* [EXERCISE PROMPT]
In the material below, please retype the lines from the very first through the one with "energy_end = 200.0", exactly and without pictures.

* [SOURCE DATA]
"""

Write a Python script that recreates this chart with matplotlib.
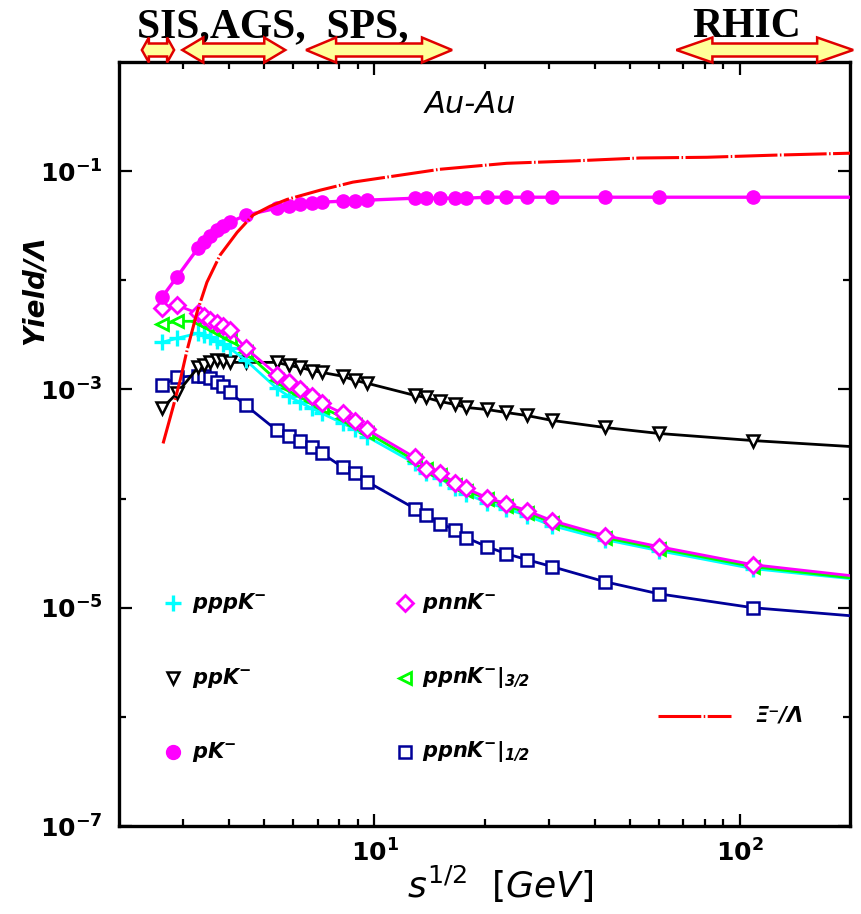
import matplotlib
matplotlib.use("Agg")
import matplotlib.pyplot as plt
from matplotlib.patches import Polygon
from matplotlib.transforms import IdentityTransform
from matplotlib.ticker import FixedLocator, FixedFormatter, NullFormatter

plt.rcParams['mathtext.fontset'] = 'dejavusans'
plt.rcParams['font.family'] = ['DejaVu Sans']

# ---------------- data ----------------
energy = [2.62, 2.88, 3.29, 3.42, 3.55, 3.71, 3.85, 4.02, 4.45, 5.41, 5.84, 6.26,
          6.75, 7.19, 8.20, 8.84, 9.54, 12.9, 13.8, 15.1, 16.6, 17.8, 20.3, 22.9,
          26.1, 30.6, 42.7, 60.0, 108.5]
energy_end = 200.0

pK = [6.98e-3, 1.07e-2, 1.97e-2, 2.23e-2, 2.53e-2, 2.87e-2, 3.13e-2, 3.40e-2,
      3.95e-2, 4.58e-2, 4.77e-2, 4.98e-2, 5.09e-2, 5.20e-2, 5.31e-2, 5.31e-2,
      5.42e-2, 5.65e-2, 5.65e-2, 5.65e-2, 5.65e-2, 5.65e-2, 5.77e-2, 5.77e-2,
      5.77e-2, 5.77e-2, 5.77e-2, 5.77e-2, 5.77e-2]
pK_end = 5.77e-2

ppK = [6.69e-4, 9.19e-4, 1.59e-3, 1.66e-3, 1.77e-3, 1.85e-3, 1.81e-3, 1.77e-3,
       1.77e-3, 1.77e-3, 1.66e-3, 1.59e-3, 1.49e-3, 1.43e-3, 1.32e-3, 1.21e-3,
       1.14e-3, 8.81e-4, 8.44e-4, 7.76e-4, 7.29e-4, 6.84e-4, 6.55e-4, 6.15e-4,
       5.77e-4, 5.20e-4, 4.48e-4, 3.95e-4, 3.40e-4]
ppK_end = 3.00e-4

pnnK = [5.53e-3, 5.90e-3, 4.98e-3, 4.67e-3, 4.30e-3, 4.03e-3, 3.78e-3, 3.48e-3,
        2.38e-3, 1.37e-3, 1.18e-3, 1.00e-3, 8.63e-4, 7.44e-4, 6.02e-4, 5.09e-4,
        4.30e-4, 2.38e-4, 1.88e-4, 1.70e-4, 1.40e-4, 1.24e-4, 1.02e-4, 9.00e-5,
        7.76e-5, 6.28e-5, 4.58e-5, 3.63e-5, 2.48e-5]
pnnK_end = 1.97e-5

ppnK32 = [3.95e-3, 4.21e-3, 4.21e-3, 3.95e-3, 3.71e-3, 3.40e-3, 3.20e-3, 2.94e-3,
          2.18e-3, 1.21e-3, 1.04e-3, 9.00e-4, 7.76e-4, 6.84e-4, 5.53e-4, 4.77e-4,
          4.03e-4, 2.23e-4, 1.85e-4, 1.63e-4, 1.34e-4, 1.18e-4, 1.00e-4, 8.63e-5,
          7.44e-5, 6.02e-5, 4.39e-5, 3.48e-5, 2.38e-5]
ppnK32_end = 1.88e-5

pppK = [2.70e-3, 2.94e-3, 3.27e-3, 3.13e-3, 3.00e-3, 2.76e-3, 2.59e-3, 2.38e-3,
        1.85e-3, 1.02e-3, 8.63e-4, 7.60e-4, 6.69e-4, 6.02e-4, 4.88e-4, 4.30e-4,
        3.70e-4, 2.10e-4, 1.73e-4, 1.53e-4, 1.26e-4, 1.11e-4, 9.19e-5, 8.10e-5,
        6.98e-5, 5.65e-5, 4.21e-5, 3.33e-5, 2.28e-5]
pppK_end = 1.85e-5

ppnK12 = [1.09e-3, 1.29e-3, 1.34e-3, 1.32e-3, 1.26e-3, 1.16e-3, 1.07e-3, 9.39e-4,
          7.13e-4, 4.21e-4, 3.78e-4, 3.40e-4, 2.94e-4, 2.59e-4, 1.93e-4, 1.73e-4,
          1.43e-4, 8.10e-5, 7.13e-5, 5.90e-5, 5.20e-5, 4.39e-5, 3.63e-5, 3.13e-5,
          2.76e-5, 2.38e-5, 1.73e-5, 1.34e-5, 1.00e-5]
ppnK12_end = 8.45e-6

xi_energy = [2.64, 2.81, 2.94, 3.07, 3.27, 3.48, 3.78, 4.21, 4.65, 5.18, 5.76,
             7.10, 8.73, 10.8, 15.1, 23.0, 34.9, 53.3, 81.2, 123.0, 200.0]
xi_ratio = [3.20e-4, 6.84e-4, 1.21e-3, 2.28e-3, 5.09e-3, 9.59e-3, 1.70e-2, 2.75e-2,
            3.95e-2, 4.77e-2, 5.50e-2, 6.69e-2, 7.93e-2, 8.81e-2, 0.104, 0.118,
            0.124, 0.132, 0.134, 0.140, 0.146]

x_major = [10, 100]
x_major_labels = [r'$\mathbf{10^{1}}$', r'$\mathbf{10^{2}}$']
x_minor = [3, 4, 5, 6, 7, 8, 9, 20, 30, 40, 50, 60, 70, 80, 90]
y_major = [1e-7, 1e-5, 1e-3, 1e-1]
y_major_labels = [r'$\mathbf{10^{-7}}$', r'$\mathbf{10^{-5}}$', r'$\mathbf{10^{-3}}$', r'$\mathbf{10^{-1}}$']
y_minor = [1e-6, 1e-4, 1e-2]

# facility arrows: (sqrt(s) range, head length in px)
arrows = [(2.31, 2.83, 7), (2.98, 5.7, 21), (6.5, 16.3, 30), (67.0, 204.0, 36)]

# ---------------- figure ----------------
W, H = 861, 914
fig = plt.figure(figsize=(W / 100, H / 100), dpi=100)
L, R, T, B = 119, 850, 62, 826
ax = fig.add_axes([L / W, 1 - B / H, (R - L) / W, (B - T) / H])
ax.set_xscale('log')
ax.set_yscale('log')
ax.set_xlim(2, 200)
ax.set_ylim(1e-7, 1)

for s in ax.spines.values():
    s.set_linewidth(2.4)

ax.xaxis.set_major_locator(FixedLocator(x_major))
ax.xaxis.set_major_formatter(FixedFormatter(x_major_labels))
ax.xaxis.set_minor_locator(FixedLocator(x_minor))
ax.xaxis.set_minor_formatter(NullFormatter())
ax.yaxis.set_major_locator(FixedLocator(y_major))
ax.yaxis.set_major_formatter(FixedFormatter(y_major_labels))
ax.yaxis.set_minor_locator(FixedLocator(y_minor))
ax.yaxis.set_minor_formatter(NullFormatter())
ax.tick_params(which='both', direction='in', top=True, right=True, width=1.6)
ax.tick_params(which='major', length=9, labelsize=18)
ax.tick_params(which='minor', length=5)
ax.tick_params(axis='x', which='major', pad=10)
ax.tick_params(axis='y', which='major', pad=12)

def series(vals, end, color, marker, ms, mew, mfc, z, lw=2.0):
    ax.plot(energy + [energy_end], vals + [end], '-', color=color, lw=lw, zorder=z)
    ax.plot(energy, vals, linestyle='none', marker=marker, ms=ms, mew=mew,
            mec=color, mfc=mfc, zorder=z + 0.5)

navy = '#000099'
xi_style = (0, (14, 0.8, 0.5, 0.8))
series(ppnK12, ppnK12_end, navy, 's', 9, 1.8, 'white', 3)
series(ppK, ppK_end, 'black', 'v', 8.5, 1.8, 'white', 4)
series(pppK, pppK_end, '#00ffff', '+', 11, 2.4, 'none', 5)
series(ppnK32, ppnK32_end, '#00ff00', '<', 8.5, 2.0, 'white', 6)
series(pnnK, pnnK_end, '#ff00ff', 'D', 8.5, 2.0, 'white', 7)
series(pK, pK_end, '#ff00ff', 'o', 9.5, 1.0, '#ff00ff', 8, lw=2.4)
ax.plot(xi_energy, xi_ratio, color='red', lw=2.2, linestyle=xi_style, zorder=9)

# ---------------- texts ----------------
ax.text(0.48, 0.944, 'Au-Au', transform=ax.transAxes, ha='center', va='center',
        fontsize=22, style='italic')
fig.text(35 / W, 1 - 290 / H, 'Yield/Λ', rotation=90, ha='center', va='center',
         fontsize=20, style='italic', weight='bold')
fig.text(500 / W, 1 - 884 / H, r'$\mathit{s^{1/2}}$  $\mathit{[GeV]}$', ha='center',
         va='center', fontsize=26)

# legend
lx1, lx2, tx1, tx2 = 0.0739, 0.3912, 0.0999, 0.4145
rows = [0.292, 0.194, 0.097]
ax.plot([lx1], [rows[0]], transform=ax.transAxes, marker='+', ms=11, mew=2.4,
        color='#00ffff', ls='none')
ax.plot([lx1], [rows[1]], transform=ax.transAxes, marker='v', ms=8, mew=1.8,
        mec='black', mfc='white', ls='none')
ax.plot([lx1], [rows[2]], transform=ax.transAxes, marker='o', ms=10,
        color='#ff00ff', ls='none')
ax.plot([lx2], [rows[0]], transform=ax.transAxes, marker='D', ms=8, mew=2.0,
        mec='#ff00ff', mfc='white', ls='none')
ax.plot([lx2], [rows[1]], transform=ax.transAxes, marker='<', ms=8, mew=2.0,
        mec='#00ff00', mfc='white', ls='none')
ax.plot([lx2], [rows[2]], transform=ax.transAxes, marker='s', ms=8, mew=1.8,
        mec=navy, mfc='white', ls='none')
labels_left = [r'$\mathbfit{pppK}^{\mathbf{-}}$', r'$\mathbfit{ppK}^{\mathbf{-}}$',
               r'$\mathbfit{pK}^{\mathbf{-}}$']
labels_right = [r'$\mathbfit{pnnK}^{\mathbf{-}}$',
                r'$\mathbfit{ppnK}^{\mathbf{-}}\mathbfit{|}_{\mathbfit{3/2}}$',
                r'$\mathbfit{ppnK}^{\mathbf{-}}\mathbfit{|}_{\mathbfit{1/2}}$']
for r, lab in zip(rows, labels_left):
    ax.text(tx1, r, lab, transform=ax.transAxes, ha='left', va='center', fontsize=15)
for r, lab in zip(rows, labels_right):
    ax.text(tx2, r, lab, transform=ax.transAxes, ha='left', va='center', fontsize=15)
ax.plot([0.7373, 0.8372], [0.144, 0.144], transform=ax.transAxes, color='red',
        lw=2.2, linestyle=xi_style)
ax.text(0.870, 0.144, 'Ξ⁻/Λ', transform=ax.transAxes, ha='left', va='center',
        fontsize=15, style='italic', weight='bold')

# ---------------- facility labels & arrows ----------------
fig.text(137 / W, 1 - 37 / H, 'SIS,AGS,  SPS,', ha='left', va='baseline',
         fontsize=30, family='Liberation Serif', weight='bold')
fig.text(692 / W, 1 - 37 / H, 'RHIC', ha='left', va='baseline',
         fontsize=30, family='Liberation Serif', weight='bold')

yc = H - 50
hh, sh = 12.5, 6.5
for e0, e1, hl in arrows:
    x0 = ax.transData.transform((e0, 1e-3))[0]
    x1 = ax.transData.transform((e1, 1e-3))[0]
    pts = [(x0, yc), (x0 + hl, yc + hh), (x0 + hl, yc + sh), (x1 - hl, yc + sh),
           (x1 - hl, yc + hh), (x1, yc), (x1 - hl, yc - hh), (x1 - hl, yc - sh),
           (x0 + hl, yc - sh), (x0 + hl, yc - hh)]
    poly = Polygon(pts, closed=True, facecolor='#ffff99', edgecolor='#e00000',
                   lw=1.8, transform=IdentityTransform(), zorder=10)
    fig.add_artist(poly)

fig.savefig('out.png', dpi=100)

"""

* [FINISHED TASK]
Write a Python script that recreates this chart with matplotlib.
import matplotlib
matplotlib.use("Agg")
import matplotlib.pyplot as plt
from matplotlib.patches import Polygon
from matplotlib.transforms import IdentityTransform
from matplotlib.ticker import FixedLocator, FixedFormatter, NullFormatter

plt.rcParams['mathtext.fontset'] = 'dejavusans'
plt.rcParams['font.family'] = ['DejaVu Sans']

# ---------------- data ----------------
energy = [2.62, 2.88, 3.29, 3.42, 3.55, 3.71, 3.85, 4.02, 4.45, 5.41, 5.84, 6.26,
          6.75, 7.19, 8.20, 8.84, 9.54, 12.9, 13.8, 15.1, 16.6, 17.8, 20.3, 22.9,
          26.1, 30.6, 42.7, 60.0, 108.5]
energy_end = 200.0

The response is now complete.